This isn't an overly indepth guide it's pretty basic, if I remember correctly I used to keep alot of apple slices and some other fruits like melon I think for moisture purposes though I think I used to lightly mist every couple of days not sure whether it was correct to do or not. I couldn't find a guide back then so just experimented also the picture containing the beetles isn't Superworm beetles, it's mealworm I believe and doesn't belong to me though I did ask the guy whether I could use it as I don't have photos of what I used to use. I used rubs with lids containing drilled holes.

Basic detail is used and it seems to have helped atleast one person thats anoth for me. If you don't find it adequate get my post edited or make another thread don't fight over it and I'm not asking for it to be stickied I don't think half of the threads I see stickied should be just I'm not going to argue about it.

I never mentioned temperatures, humidity one because I don't know them I just kept them at the room temperature at the time which was above average and this thread is not a breeding guide it's simply explaining the life cycle just with slightly more detail onto how things happen when I produced my own larvae for the 4 reptiles and aviary of birds I had and I was overran.

austin


----------



## Blaptica

Juzza12 said:


> I have read quite a few breeding guides on these worms and never once read that humidity improves hatch rates. In fact some say to avoid humidity because of mould. I asked for this to be made a sticky and i follow this method. Only differenes are that i have some bran in with the seperated worms, and that i rotate the beatles a lot less frequenly.


Well humidity is not an either/or thing. Its a sliding scale. Yes too humid is bad especially with the method has been described. But 70-80% humidity is best.

The problem with breeding insects is that small diferences in how you keep them can result in sucess or total failure. If Austin was keeing the colony with a lid on with only a few holes then probably the humidity was quite high. Especially if they were being sprayed. There is no need to keep a lid on the colony to keep the larvae or beetles in when they are kept. So somebody reading this guide might not have a lid on the box which in my experience at normal house humidties would result in very poor breeding results. It would be a shame if somebody gave up because they did not know they had to keep them humid.

I have seen the breeding set up of somebody who was the first in the US to breed them commercially, he was breeding 100's of kilos a week at one point. The beetles and larvae were kept very humid.


----------



## mrhoyo

Blaptica said:


> Well humidity is not an either/or thing. Its a sliding scale. Yes too humid is bad especially with the method has been described. But 70-80% humidity is best.
> 
> The problem with breeding insects is that small diferences in how you keep them can result in sucess or total failure. If Austin was keeing the colony with a lid on with only a few holes then probably the humidity was quite high. Especially if they were being sprayed.

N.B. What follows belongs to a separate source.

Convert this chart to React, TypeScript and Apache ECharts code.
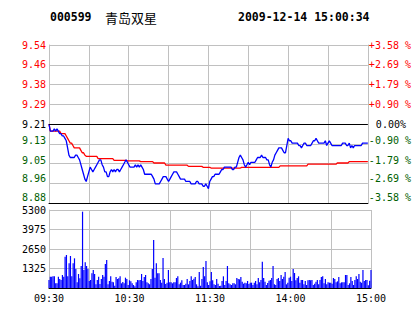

There is no need to keep a lid on the colony to keep the larvae or beetles in when they are kept. So somebody reading this guide might not have a lid on the box which in my experience at normal house humidties would result in very poor breeding results. It would be a shame if somebody gave up because they did not know they had to keep them humid.
> 
> I have seen the breeding set up of somebody who was the first in the US to breed them commercially, he was breeding 100's of kilos a week at one point. The beetles and larvae were kept very humid.


Could you explain how to raise the humidity and avoid mould? Thanks


----------



## Blaptica

*don't interupt the sorrow*

I use fine wood chips rather than cereals as the substrate. I only add enough food every two days that should be mostly eaten when I check them next. Each time I feed remove uneaten food from the trays. The wood chips start moist by mixing them with a little water. I keep the ventilation low to keep the humidity up.


----------